A Taste of Vietnam at Binh Duong

September 20, 2011 /

Binh Duong’s stir-fried large-stripped noodles.  Photo by Sophinarath Cheang.

Most people in the community know about fast food chains, dine-in restaurants, and other places to eat.  But they don’t realize that there are a lot of smaller, family-owned restaurants in our own backyards.  Perhaps they’re not as recognizable as the fast food chains because they don’t have the luxury of corporate advertising dollars.  These restaurants are located literally around the corner and, most recently, I got the chance to dine at a Vietnamese restaurant called Binh Doung in Cambodia Town.

Binh Duong is located on 2232 Anaheim Street, on the corner of Anaheim and Raymond.  It’s a spacious restaurant that appears to be family-owned because of the age differences of the employees.  Right when you enter, there is an altar, red with small statuettes, incense sticks, and (most likely) Vietnamese symbols on the back.  The walls have large mirrors all around, giving the illusion of a bigger area to a space that is nice and cozy.  All the tables there are for four or more people, so a family or large party is definitely welcomed.  Binh Duong serves Vietnamese food but Khmer is spoken by the staff, so the food may be familiar to Cambodians as well.

I was joined by three other Voicewaves youth journalists and we ordered four main dishes, three boba drinks, and a Vietnamese-style iced coffee.  All the dishes were topped off with cilantro which gives it an appealing look.  Since I really don’t care for food of Asian origins, I wasn’t expecting to enjoy the meal.  But I found the experience to be a pleasant surprise.

The first dish I had was the noodle soup with beef balls.  I liked the noodles.  They were long, clear, and thin; they didn’t have much taste.  It was the broth that gave the flavor.  It was light and reminds me of a soup I would eat at a Thai restaurant.  I found out that the broth was made from stewed cow and pig bones, green onions, and salt.  The beef balls were balls of meat that were beef-flavored.  These fit well in the soup, making it altogether gratifying.

The stir-fried large-stripped noodles with broccoli, carrots, bean sprouts, and bok choy was one of my favorites.  It included vegetables such as broccoli, carrots, beans sprouts, and bok choy.  I could taste the natural flavors of the vegetables, a hint of ginger, and the sauce is light enough that it doesn’t overpower the vegetables.  I’m not a big fan of stir-fried vegetables but I really did enjoy this dish.  I should mention that I ate it with hoisin sauce.
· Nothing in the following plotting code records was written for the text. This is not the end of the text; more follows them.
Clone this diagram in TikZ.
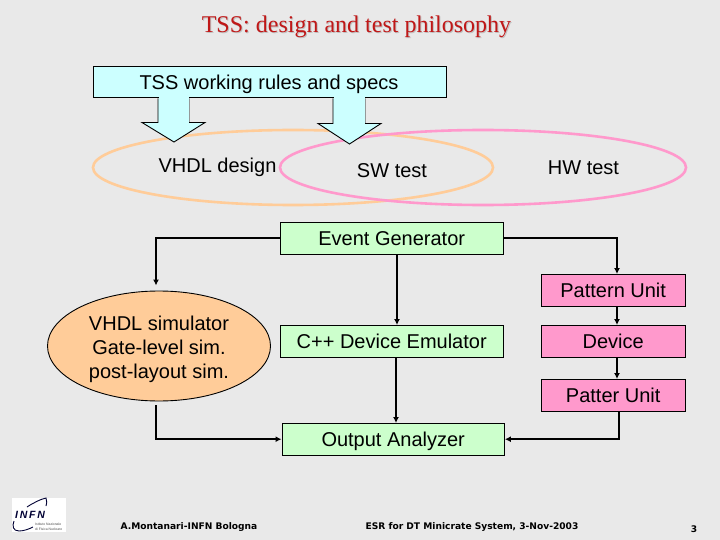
\documentclass[tikz,border=0pt]{standalone}
\usepackage{fontspec}
\setmainfont{Liberation Sans}
\newfontfamily\titlefont{Liberation Serif}
\newfontfamily\footfont{DejaVu Sans}
\usetikzlibrary{arrows.meta,shapes.geometric,calc}
\definecolor{bgc}{HTML}{E9E9E9}
\definecolor{cyanfill}{HTML}{CCFFFF}
\definecolor{greenfill}{HTML}{CCFFCC}
\definecolor{pinkfill}{HTML}{FF99CC}
\definecolor{orangefill}{HTML}{FFCC99}
\definecolor{titlered}{HTML}{C01818}
\tikzset{
  lbl/.style={font=\fontsize{20}{24}\selectfont,text=black,inner sep=0pt,align=center},
  box/.style={draw=black,line width=0.9pt,lbl,anchor=north west,text height=16.5pt,text depth=2.5pt},
  greenbox/.style={box,fill=greenfill,minimum width=222.5pt,minimum height=31.5pt},
  pinkbox/.style={box,fill=pinkfill,minimum width=143.5pt,minimum height=31.5pt},
  conn/.style={draw=black,line width=1.7pt,-{Latex[length=6pt,width=6pt]}},
  specarrow/.style={draw=black,line width=0.9pt,fill=cyanfill},
  footer/.style={font=\footfont\bfseries\fontsize{9.1}{10}\selectfont,text=black,inner sep=0pt}
}
\begin{document}
\begin{tikzpicture}[x=1pt,y=-1pt]
\useasboundingbox (0,0) rectangle (720,540);
\fill[bgc] (0,0) rectangle (720,540);
% title
\node[font=\titlefont\fontsize{24}{28}\selectfont,text=black!25,inner sep=0pt] at (357.5,28) {TSS: design and test philosophy};
\node[font=\titlefont\fontsize{24}{28}\selectfont,text=titlered,inner sep=0pt] (title) at (356.5,27) {TSS: design and test philosophy};
% ellipses
\draw[draw=orangefill,line width=2.6pt] (293,167.5) ellipse [x radius=200,y radius=37.5];
\draw[draw=pinkfill,line width=2.6pt] (483,167.5) ellipse [x radius=203,y radius=37.5];
% top box
\node[box,fill=cyanfill,minimum width=352.5pt,minimum height=31.5pt] (specs) at (93,66) {};
\node[lbl] (specstext) at (269,84.5) {TSS working rules and specs};
% block arrows
\draw[specarrow] (158,98.5) -- (158,122.5) -- (142,122.5) -- (174,142) -- (205,122.5) -- (189,122.5) -- (189,98.5);
\fill[cyanfill] (158.5,97.5) rectangle (188.5,123);
\draw[specarrow] (333,98.5) -- (333,123.5) -- (318,123.5) -- (349.5,144) -- (381,123.5) -- (365,123.5) -- (365,98.5);
\fill[cyanfill] (333.5,97.5) rectangle (364.5,124);
% ellipse labels
\node[lbl] (vhdl) at (217.5,167.5) {VHDL design};
\node[lbl] (sw) at (392,171) {SW test};
\node[lbl] (hw) at (583.5,168) {HW test};
% boxes
\node[greenbox] (eg) at (280,222) {Event Generator};
\node[greenbox] (emu) at (280,325) {C++ Device Emulator};
\node[greenbox] (oa) at (281.5,423) {Output Analyzer};
\node[pinkbox] (pu) at (541,274) {Pattern Unit};
\node[pinkbox] (dev) at (541,325) {Device};
\node[pinkbox] (pu2) at (541,379) {Patter Unit};
% simulator
\node[draw=black,line width=0.9pt,fill=orangefill,ellipse,minimum width=223pt,minimum height=110pt,inner sep=0pt] (sim) at (159,346) {};
\node[lbl] (simtext) at (159,349) {VHDL simulator\\Gate-level sim.\\post-layout sim.};
% connectors
\coordinate (simin) at (156,285.5);
\coordinate (simout) at (156,405);
\coordinate (puin) at (617,274);
\coordinate (puout) at (617,306);
\coordinate (devin) at (617,325);
\coordinate (devout) at (617,357);
\coordinate (pubin) at (617,379);
\coordinate (pubout) at (619,411);
\coordinate (egout) at (397,254);
\coordinate (emuin) at (397,325);
\coordinate (emuout) at (396,357);
\coordinate (oain) at (396,423);
\draw[conn] (eg.west) -| (simin);
\draw[conn] (simout) |- (oa.west);
\draw[conn] (eg.east) -| (puin);
\draw[conn] (puout) -- (devin);
\draw[conn] (devout) -- (pubin);
\draw[conn] (pubout) |- (oa.east);
\draw[conn] (egout) -- (emuin);
\draw[conn] (emuout) -- (oain);
% logo
\fill[white] (12,498) rectangle (66,532);
\node[font=\bfseries\itshape\fontsize{10.5}{12}\selectfont,text=black!80!blue,inner sep=0pt] (infn) at (30,515) {I\,N\,F\,N};
\draw[black!80!blue,line width=0.9pt] (27,507) .. controls (33,503) and (41,499) .. (46,498) .. controls (47,501) and (47,504) .. (46,506);
\draw[black!80!blue,line width=0.9pt] (14,521) .. controls (12,526) and (13,531) .. (19,531) .. controls (24,531) and (29,529) .. (33,527);
\node[font=\fontsize{3.4}{4.6}\selectfont,text=black!70,align=left,inner sep=0pt,anchor=west] (infnsub) at (35,526.5) {Istituto Nazionale\\di Fisica Nucleare};
% footer
\node[footer] (auth) at (189,527) {A.Montanari-INFN Bologna};
\node[footer] (esr) at (472,527) {ESR for DT Minicrate System, 3-Nov-2003};
\node[footer] (pg) at (694,529.5) {3};
\end{tikzpicture}
\end{document}
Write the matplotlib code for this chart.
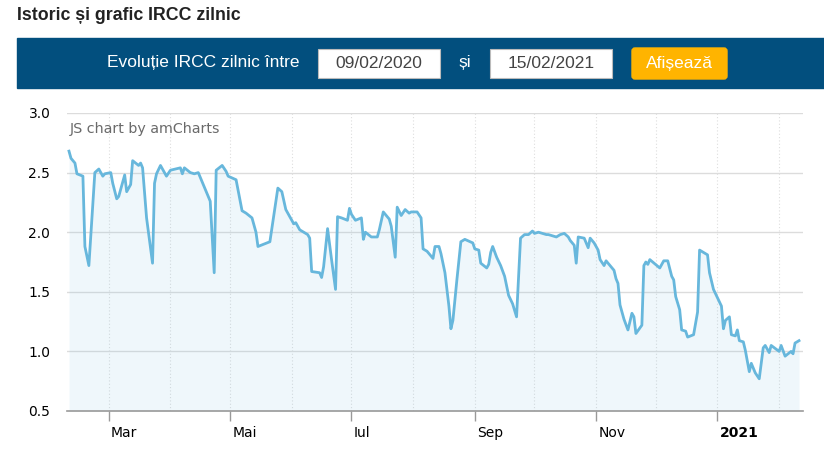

Hoisin sauce is a tangy, dark-colored sauce with a thick consistency.  It has a kick to it but it’s not necessarily spicy.  It blends very well with the food, making it very delicious.

Binh Duong’s chicken fried rice comes with a broth.  Photo by Sophinarath Cheang.

The chicken fried rice was another one of my favorites.  It has peas and carrots along with brown, red, and green onions.  The chicken was chopped and probably sautéed with the rice.  You can definitely taste the flavor of the three onions and they merge together creating a light but fulfilling taste.  I don’t even like rice but this was good because of how it tastes homemade.  It isn’t super greasy, unlike the other fried rice I’ve had.

The deep-fried chicken and rice was my least favorite dish.  It’s deep fried chicken with rice and tasted similar to the chicken fried rice.  The difference was that the chicken and rice were separate.  It was probably the same recipe for the rice because it tasted the same but instead of cooking the chicken with the rice, they cooked it separately.  I don’t think the chicken itself had much specialty to it.  It was simple, so simple that I believe you could make it on your own and spice it up yourself.

The three bobas were coffee boba, thai tea boba, and milk tea boba.  Boba are drinks with little beads of a jelly-like substance.  They originate from Taiwan, I believe.  All of them were cold, iced drinks.  The coffee was made Vietnamese-style, using condensed milk and brewed much stronger than your everyday coffee.  It’s not as sweet as a Starbucks coffee but it was a good pick me up for the morning.  The milk tea boba is just basically milk and tea! It’s very sweet with a milky consistency.  The Thai tea boba tastes like a Thai iced tea with bobas in it, nothing too special.  Bobas in a drink make the drink more fun and interesting by combining liquid and gelatinous textures.

The service was pleasant and so was the restaurant but there was strong suspicion and distrust when I tried asking questions.  I wanted to ask unassuming things like where they got the recipes from, how the place was established, and so on.  When asked, they denied all access to any information.  They seemed very startled by questions, so I left it at that.

All I know is that the name, Binh Doung, is a city in Vietnam.  Most of the food offered at our local Binh Duong is similar, mainly by having noodles, rice, and vegetables — all of it is tasty.  If you decide to go to Binh Duong, you’ll find that menus are printed in Vietnamese with brief English descriptions.  Although the words are plain and unassuming, Binh Duong turns their humble ingredients into food and dishes that are flavorful and distinctive.